Task details
Reproduce the listing below exactly, minus its pictures.

Information shown
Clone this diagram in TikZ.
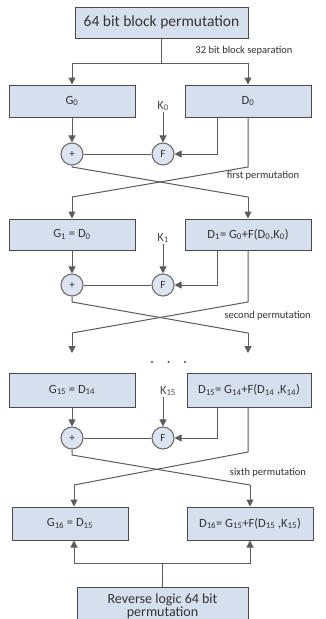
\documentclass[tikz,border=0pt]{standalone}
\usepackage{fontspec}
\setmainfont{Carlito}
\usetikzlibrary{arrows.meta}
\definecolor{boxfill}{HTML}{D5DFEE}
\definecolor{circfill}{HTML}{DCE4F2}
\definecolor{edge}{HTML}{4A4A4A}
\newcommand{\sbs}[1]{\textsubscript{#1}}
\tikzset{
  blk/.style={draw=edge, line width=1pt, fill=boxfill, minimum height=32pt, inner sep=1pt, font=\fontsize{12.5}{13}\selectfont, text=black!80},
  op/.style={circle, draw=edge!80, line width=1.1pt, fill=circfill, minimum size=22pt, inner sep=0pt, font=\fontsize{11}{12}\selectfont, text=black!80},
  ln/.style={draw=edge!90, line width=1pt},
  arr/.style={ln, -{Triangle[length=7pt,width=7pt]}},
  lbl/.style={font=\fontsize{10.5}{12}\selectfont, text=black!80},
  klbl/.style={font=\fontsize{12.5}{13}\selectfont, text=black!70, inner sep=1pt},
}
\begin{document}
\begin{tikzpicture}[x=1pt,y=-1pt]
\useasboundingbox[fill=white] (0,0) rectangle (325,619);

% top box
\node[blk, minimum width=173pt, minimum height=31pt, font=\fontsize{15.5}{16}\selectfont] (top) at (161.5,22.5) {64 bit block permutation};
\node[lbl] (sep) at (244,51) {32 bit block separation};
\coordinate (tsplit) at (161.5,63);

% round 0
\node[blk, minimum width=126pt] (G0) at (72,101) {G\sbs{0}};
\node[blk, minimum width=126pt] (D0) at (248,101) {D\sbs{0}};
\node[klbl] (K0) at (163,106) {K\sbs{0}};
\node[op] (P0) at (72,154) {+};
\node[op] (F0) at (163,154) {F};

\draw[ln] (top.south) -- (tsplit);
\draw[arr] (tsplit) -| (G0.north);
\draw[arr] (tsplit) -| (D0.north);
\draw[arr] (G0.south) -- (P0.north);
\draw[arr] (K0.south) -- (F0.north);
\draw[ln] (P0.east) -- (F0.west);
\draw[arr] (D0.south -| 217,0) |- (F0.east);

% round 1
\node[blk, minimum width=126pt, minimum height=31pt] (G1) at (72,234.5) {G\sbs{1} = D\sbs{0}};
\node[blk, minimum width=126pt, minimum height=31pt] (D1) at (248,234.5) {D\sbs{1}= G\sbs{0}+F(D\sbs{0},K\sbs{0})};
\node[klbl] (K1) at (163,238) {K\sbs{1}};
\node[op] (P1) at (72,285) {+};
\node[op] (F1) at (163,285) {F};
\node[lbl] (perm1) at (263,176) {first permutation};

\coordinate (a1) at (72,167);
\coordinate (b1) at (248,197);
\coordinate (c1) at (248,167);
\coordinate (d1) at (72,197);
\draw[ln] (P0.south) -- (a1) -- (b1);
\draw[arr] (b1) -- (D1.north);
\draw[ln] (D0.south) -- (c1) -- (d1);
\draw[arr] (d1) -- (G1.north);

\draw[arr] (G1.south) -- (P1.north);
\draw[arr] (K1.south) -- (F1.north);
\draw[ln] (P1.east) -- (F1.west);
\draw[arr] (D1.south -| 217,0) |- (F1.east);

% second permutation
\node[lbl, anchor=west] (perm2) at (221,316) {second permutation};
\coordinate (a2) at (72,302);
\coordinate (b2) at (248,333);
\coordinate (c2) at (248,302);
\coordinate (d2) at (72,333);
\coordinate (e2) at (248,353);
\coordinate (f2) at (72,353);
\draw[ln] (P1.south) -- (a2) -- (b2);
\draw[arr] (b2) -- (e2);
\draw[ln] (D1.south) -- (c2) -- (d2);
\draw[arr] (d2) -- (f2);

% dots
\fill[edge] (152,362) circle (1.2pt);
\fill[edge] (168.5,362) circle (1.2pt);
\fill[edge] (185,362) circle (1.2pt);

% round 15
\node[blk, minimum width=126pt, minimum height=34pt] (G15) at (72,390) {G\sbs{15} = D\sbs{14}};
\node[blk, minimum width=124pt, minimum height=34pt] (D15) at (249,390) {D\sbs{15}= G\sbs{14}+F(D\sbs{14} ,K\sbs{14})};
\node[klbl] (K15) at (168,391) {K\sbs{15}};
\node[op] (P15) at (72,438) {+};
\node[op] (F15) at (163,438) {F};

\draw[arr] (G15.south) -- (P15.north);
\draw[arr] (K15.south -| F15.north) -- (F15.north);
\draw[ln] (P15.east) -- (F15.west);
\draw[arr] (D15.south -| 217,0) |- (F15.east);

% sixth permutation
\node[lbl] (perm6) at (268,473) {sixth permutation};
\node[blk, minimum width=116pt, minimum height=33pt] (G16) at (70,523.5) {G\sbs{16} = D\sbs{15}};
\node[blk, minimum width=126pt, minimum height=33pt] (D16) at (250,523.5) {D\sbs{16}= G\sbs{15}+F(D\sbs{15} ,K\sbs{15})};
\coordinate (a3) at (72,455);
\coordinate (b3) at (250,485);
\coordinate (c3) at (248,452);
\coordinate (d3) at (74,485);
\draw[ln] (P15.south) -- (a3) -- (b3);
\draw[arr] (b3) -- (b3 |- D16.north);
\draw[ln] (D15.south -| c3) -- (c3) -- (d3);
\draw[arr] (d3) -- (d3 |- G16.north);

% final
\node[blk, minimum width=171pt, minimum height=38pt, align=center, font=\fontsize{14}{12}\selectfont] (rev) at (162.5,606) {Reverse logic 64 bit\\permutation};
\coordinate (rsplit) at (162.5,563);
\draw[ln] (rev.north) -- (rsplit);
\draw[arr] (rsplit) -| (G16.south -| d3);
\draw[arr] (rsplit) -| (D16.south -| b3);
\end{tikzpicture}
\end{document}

Written response
Clone this diagram in TikZ.
\documentclass[tikz,border=0pt]{standalone}
\usepackage{fontspec}
\setmainfont{Carlito}
\usetikzlibrary{arrows.meta}
\definecolor{boxfill}{HTML}{D5DFEE}
\definecolor{circfill}{HTML}{DCE4F2}
\definecolor{edge}{HTML}{4A4A4A}
\newcommand{\sbs}[1]{\textsubscript{#1}}
\tikzset{
  blk/.style={draw=edge, line width=1pt, fill=boxfill, minimum height=32pt, inner sep=1pt, font=\fontsize{12.5}{13}\selectfont, text=black!80},
  op/.style={circle, draw=edge!80, line width=1.1pt, fill=circfill, minimum size=22pt, inner sep=0pt, font=\fontsize{11}{12}\selectfont, text=black!80},
  ln/.style={draw=edge!90, line width=1pt},
  arr/.style={ln, -{Triangle[length=7pt,width=7pt]}},
  lbl/.style={font=\fontsize{10.5}{12}\selectfont, text=black!80},
  klbl/.style={font=\fontsize{12.5}{13}\selectfont, text=black!70, inner sep=1pt},
}
\begin{document}
\begin{tikzpicture}[x=1pt,y=-1pt]
\useasboundingbox[fill=white] (0,0) rectangle (325,619);

% top box
\node[blk, minimum width=173pt, minimum height=31pt, font=\fontsize{15.5}{16}\selectfont] (top) at (161.5,22.5) {64 bit block permutation};
\node[lbl] (sep) at (244,51) {32 bit block separation};
\coordinate (tsplit) at (161.5,63);

% round 0
\node[blk, minimum width=126pt] (G0) at (72,101) {G\sbs{0}};
\node[blk, minimum width=126pt] (D0) at (248,101) {D\sbs{0}};
\node[klbl] (K0) at (163,106) {K\sbs{0}};
\node[op] (P0) at (72,154) {+};
\node[op] (F0) at (163,154) {F};

\draw[ln] (top.south) -- (tsplit);
\draw[arr] (tsplit) -| (G0.north);
\draw[arr] (tsplit) -| (D0.north);
\draw[arr] (G0.south) -- (P0.north);
\draw[arr] (K0.south) -- (F0.north);
\draw[ln] (P0.east) -- (F0.west);
\draw[arr] (D0.south -| 217,0) |- (F0.east);

% round 1
\node[blk, minimum width=126pt, minimum height=31pt] (G1) at (72,234.5) {G\sbs{1} = D\sbs{0}};
\node[blk, minimum width=126pt, minimum height=31pt] (D1) at (248,234.5) {D\sbs{1}= G\sbs{0}+F(D\sbs{0},K\sbs{0})};
\node[klbl] (K1) at (163,238) {K\sbs{1}};
\node[op] (P1) at (72,285) {+};
\node[op] (F1) at (163,285) {F};
\node[lbl] (perm1) at (263,176) {first permutation};

\coordinate (a1) at (72,167);
\coordinate (b1) at (248,197);
\coordinate (c1) at (248,167);
\coordinate (d1) at (72,197);
\draw[ln] (P0.south) -- (a1) -- (b1);
\draw[arr] (b1) -- (D1.north);
\draw[ln] (D0.south) -- (c1) -- (d1);
\draw[arr] (d1) -- (G1.north);

\draw[arr] (G1.south) -- (P1.north);
\draw[arr] (K1.south) -- (F1.north);
\draw[ln] (P1.east) -- (F1.west);
\draw[arr] (D1.south -| 217,0) |- (F1.east);

% second permutation
\node[lbl, anchor=west] (perm2) at (221,316) {second permutation};
\coordinate (a2) at (72,302);
\coordinate (b2) at (248,333);
\coordinate (c2) at (248,302);
\coordinate (d2) at (72,333);
\coordinate (e2) at (248,353);
\coordinate (f2) at (72,353);
\draw[ln] (P1.south) -- (a2) -- (b2);
\draw[arr] (b2) -- (e2);
\draw[ln] (D1.south) -- (c2) -- (d2);
\draw[arr] (d2) -- (f2);

% dots
\fill[edge] (152,362) circle (1.2pt);
\fill[edge] (168.5,362) circle (1.2pt);
\fill[edge] (185,362) circle (1.2pt);

% round 15
\node[blk, minimum width=126pt, minimum height=34pt] (G15) at (72,390) {G\sbs{15} = D\sbs{14}};
\node[blk, minimum width=124pt, minimum height=34pt] (D15) at (249,390) {D\sbs{15}= G\sbs{14}+F(D\sbs{14} ,K\sbs{14})};
\node[klbl] (K15) at (168,391) {K\sbs{15}};
\node[op] (P15) at (72,438) {+};
\node[op] (F15) at (163,438) {F};

\draw[arr] (G15.south) -- (P15.north);
\draw[arr] (K15.south -| F15.north) -- (F15.north);
\draw[ln] (P15.east) -- (F15.west);
\draw[arr] (D15.south -| 217,0) |- (F15.east);

% sixth permutation
\node[lbl] (perm6) at (268,473) {sixth permutation};
\node[blk, minimum width=116pt, minimum height=33pt] (G16) at (70,523.5) {G\sbs{16} = D\sbs{15}};
\node[blk, minimum width=126pt, minimum height=33pt] (D16) at (250,523.5) {D\sbs{16}= G\sbs{15}+F(D\sbs{15} ,K\sbs{15})};
\coordinate (a3) at (72,455);
\coordinate (b3) at (250,485);
\coordinate (c3) at (248,452);
\coordinate (d3) at (74,485);
\draw[ln] (P15.south) -- (a3) -- (b3);
\draw[arr] (b3) -- (b3 |- D16.north);
\draw[ln] (D15.south -| c3) -- (c3) -- (d3);
\draw[arr] (d3) -- (d3 |- G16.north);

% final
\node[blk, minimum width=171pt, minimum height=38pt, align=center, font=\fontsize{14}{12}\selectfont] (rev) at (162.5,606) {Reverse logic 64 bit\\permutation};
\coordinate (rsplit) at (162.5,563);
\draw[ln] (rev.north) -- (rsplit);
\draw[arr] (rsplit) -| (G16.south -| d3);
\draw[arr] (rsplit) -| (D16.south -| b3);
\end{tikzpicture}
\end{document}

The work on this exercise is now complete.